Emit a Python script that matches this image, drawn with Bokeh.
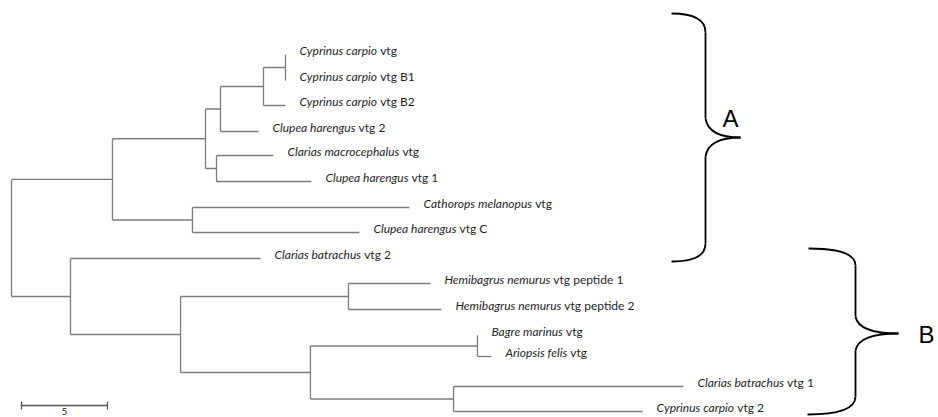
import glob
import subprocess
from bokeh.plotting import figure
from bokeh.models import Range1d, ColumnDataSource
from bokeh.core.properties import value
from bokeh.embed import file_html
from bokeh.resources import INLINE

# ---------------- data ----------------
# internal nodes: name, parent, branch length (distance units)
internal_name = ["A", "B", "A1", "A2", "A1a", "A1b", "Cyp", "Cyp12", "B2", "Hemi", "B3", "BA", "B4"]
internal_parent = ["root", "root", "A", "A", "A1", "A1", "A1a", "Cyp", "B", "B2", "B2", "B3", "B3"]
internal_length = [5.87, 3.43, 5.41, 4.65, 0.87, 0.64, 2.50, 1.28, 6.40, 9.76, 7.55, 9.71, 8.32]

# leaves (top to bottom)
leaf_species = ["Cyprinus carpio", "Cyprinus carpio", "Cyprinus carpio", "Clupea harengus",
                "Clarias macrocephalus", "Clupea harengus", "Cathorops melanopus", "Clupea harengus",
                "Clarias batrachus", "Hemibagrus nemurus", "Hemibagrus nemurus", "Bagre marinus",
                "Ariopsis felis", "Clarias batrachus", "Cyprinus carpio"]
leaf_suffix = ["vtg", "vtg B1", "vtg B2", "vtg 2", "vtg", "vtg 1", "vtg", "vtg C", "vtg 2",
               "vtg peptide 1", "vtg peptide 2", "vtg", "vtg", "vtg 1", "vtg 2"]
leaf_parent = ["Cyp12", "Cyp12", "Cyp", "A1a", "A1b", "A1b", "A2", "A2", "B",
               "Hemi", "Hemi", "BA", "BA", "B4", "B4"]
leaf_length = [0.0, 0.0, 1.28, 2.21, 3.31, 5.52, 12.62, 9.71, 11.05, 4.77, 5.41, 0.0, 0.81, 13.37, 10.99]
leaf_row = [54, 80, 105, 131, 155, 181, 207, 232, 258, 283, 309, 335, 356, 386, 411]

scale_length = 5
scale_label = "5"
clade_labels = ["A", "B"]

# ---------------- layout helpers ----------------
PX_PER_UNIT = 17.2
X0_PX = 11.0


def px2x(px):
    return (px - X0_PX) / PX_PER_UNIT


# ---------------- build tree geometry ----------------
parent = {}
length = {}
for n, pa, l in zip(internal_name, internal_parent, internal_length):
    parent[n] = pa
    length[n] = l
leaf_ids = ["leaf%d" % i for i in range(len(leaf_species))]
for n, pa, l in zip(leaf_ids, leaf_parent, leaf_length):
    parent[n] = pa
    length[n] = l

children = {}
for n, pa in parent.items():
    children.setdefault(pa, []).append(n)

xpos = {"root": 0.0}


def depth(n):
    if n in xpos:
        return xpos[n]
    xpos[n] = depth(parent[n]) + length[n]
    return xpos[n]


for n in parent:
    depth(n)

ypos = {}
for n, r in zip(leaf_ids, leaf_row):
    ypos[n] = r


def ycoord(n):
    if n in ypos:
        return ypos[n]
    ys = [ycoord(c) for c in children[n]]
    ypos[n] = (min(ys) + max(ys)) / 2.0
    return ypos[n]


ycoord("root")

hx0, hx1, hy = [], [], []
for n, pa in parent.items():
    hx0.append(xpos[pa]); hx1.append(xpos[n]); hy.append(ypos[n])
vx, vy0, vy1 = [], [], []
for n, ch in children.items():
    ys = [ypos[c] for c in ch]
    vx.append(xpos[n]); vy0.append(min(ys)); vy1.append(max(ys))

# ---------------- text width measurement ----------------
FONT = "Lato"
FSIZE = 12


def find_font_file(query, names):
    try:
        out = subprocess.run(["fc-match", "-f", "%{file}", query], capture_output=True, text=True, timeout=5).stdout
        if out and any(k.lower() in out.lower() for k in names):
            return out
    except Exception:
        pass
    for nm in names:
        hits = glob.glob("/usr/share/fonts/**/" + nm + "*", recursive=True)
        if hits:
            return hits[0]
    return None


measure = None
try:
    from PIL import ImageFont
    fpath = find_font_file("Lato:italic", ["Lato-Italic", "Lato-Regular"])
    if fpath:
        _f = ImageFont.truetype(fpath, FSIZE)
        measure = lambda s: _f.getlength(s)
except Exception:
    measure = None
if measure is None:
    measure = lambda s: len(s) * 0.5 * FSIZE

space_w = 0.26 * FSIZE
try:
    from PIL import ImageFont as _IF
    fr = find_font_file("Lato", ["Lato-Regular"])
    if fr:
        space_w = _IF.truetype(fr, FSIZE).getlength(" ")
except Exception:
    pass

tip_x = [xpos[n] for n in leaf_ids]
lab_y = [r - 4 for r in leaf_row]
sp_off = [14.0] * len(leaf_ids)
sf_off = [14.0 + measure(s) + space_w for s in leaf_species]

# ---------------- figure ----------------
W, H = 938, 417
p = figure(width=W, height=H, output_backend="svg", toolbar_location=None,
           x_range=Range1d(px2x(0), px2x(W)), y_range=Range1d(H, 0),
           min_border=0, outline_line_color=None, background_fill_color="white",
           border_fill_color="white")
p.axis.visible = False
p.grid.visible = False

LINE = "#7d7d7d"
p.segment(x0=hx0, y0=hy, x1=hx1, y1=hy, line_color=LINE, line_width=1.3)
p.segment(x0=vx, y0=vy0, x1=vx, y1=vy1, line_color=LINE, line_width=1.3)

TXT = "#1e1e1e"
src = ColumnDataSource(dict(x=tip_x, y=lab_y, sp=leaf_species, sf=leaf_suffix, o1=sp_off, o2=sf_off))
p.text(x="x", y="y", text="sp", x_offset="o1", source=src, text_font=value(FONT),
       text_font_style="italic", text_font_size="%dpx" % FSIZE, text_baseline="middle",
       text_color=TXT)
p.text(x="x", y="y", text="sf", x_offset="o2", source=src, text_font=value(FONT),
       text_font_style="normal", text_font_size="%dpx" % FSIZE, text_baseline="middle",
       text_color=TXT)

# scale bar
sb_x0 = px2x(21)
sb_y = 405
p.segment(x0=[sb_x0], y0=[sb_y], x1=[sb_x0 + scale_length], y1=[sb_y], line_color="#555555", line_width=1.3)
p.segment(x0=[sb_x0, sb_x0 + scale_length], y0=[sb_y - 4, sb_y - 4],
          x1=[sb_x0, sb_x0 + scale_length], y1=[sb_y + 4, sb_y + 4], line_color="#555555", line_width=1.3)
p.text(x=[sb_x0 + scale_length / 2], y=[sb_y + 6], text=[scale_label], text_font=value(FONT),
       text_font_size="10px", text_align="center", text_baseline="middle", text_color=TXT)

# clade braces (annotation shapes, in reference pixel coords)
brace_A = [((671, 13), (705, 13), (705, 32)), ((705, 118), (708, 137), (740, 137)),
           ((740, 137), (708, 137), (705, 156)), ((705, 243), (705, 261), (671, 261))]
brace_A_lines = [((705, 32), (705, 118)), ((705, 156), (705, 243))]
brace_B = [((808, 248), (855, 248), (855, 265)), ((855, 316), (858, 333), (898, 333)),
           ((898, 333), (858, 333), (855, 350)), ((855, 396), (855, 414), (807, 414))]
brace_B_lines = [((855, 265), (855, 316)), ((855, 350), (855, 396))]

for curves, lines in ((brace_A, brace_A_lines), (brace_B, brace_B_lines)):
    p.quadratic(x0=[px2x(c[0][0]) for c in curves], y0=[c[0][1] for c in curves],
                cx=[px2x(c[1][0]) for c in curves], cy=[c[1][1] for c in curves],
                x1=[px2x(c[2][0]) for c in curves], y1=[c[2][1] for c in curves],
                line_color="black", line_width=1.8)
    p.segment(x0=[px2x(l[0][0]) for l in lines], y0=[l[0][1] for l in lines],
              x1=[px2x(l[1][0]) for l in lines], y1=[l[1][1] for l in lines],
              line_color="black", line_width=1.8)

p.text(x=[px2x(722), px2x(918)], y=[117.5, 333.5], text=clade_labels,
       text_font=value("Liberation Sans"), text_font_size="24px", text_baseline="middle",
       text_color="black")

open("out.html", "w").write(file_html(p, INLINE))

·····

> [Exercise] Omit the pictures, then repeat exactly each line from the beginning of the listing through the line with "7.55, 9.71, 8.32]".

> [Task response]
Emit a Python script that matches this image, drawn with Bokeh.
import glob
import subprocess
from bokeh.plotting import figure
from bokeh.models import Range1d, ColumnDataSource
from bokeh.core.properties import value
from bokeh.embed import file_html
from bokeh.resources import INLINE

# ---------------- data ----------------
# internal nodes: name, parent, branch length (distance units)
internal_name = ["A", "B", "A1", "A2", "A1a", "A1b", "Cyp", "Cyp12", "B2", "Hemi", "B3", "BA", "B4"]
internal_parent = ["root", "root", "A", "A", "A1", "A1", "A1a", "Cyp", "B", "B2", "B2", "B3", "B3"]
internal_length = [5.87, 3.43, 5.41, 4.65, 0.87, 0.64, 2.50, 1.28, 6.40, 9.76, 7.55, 9.71, 8.32]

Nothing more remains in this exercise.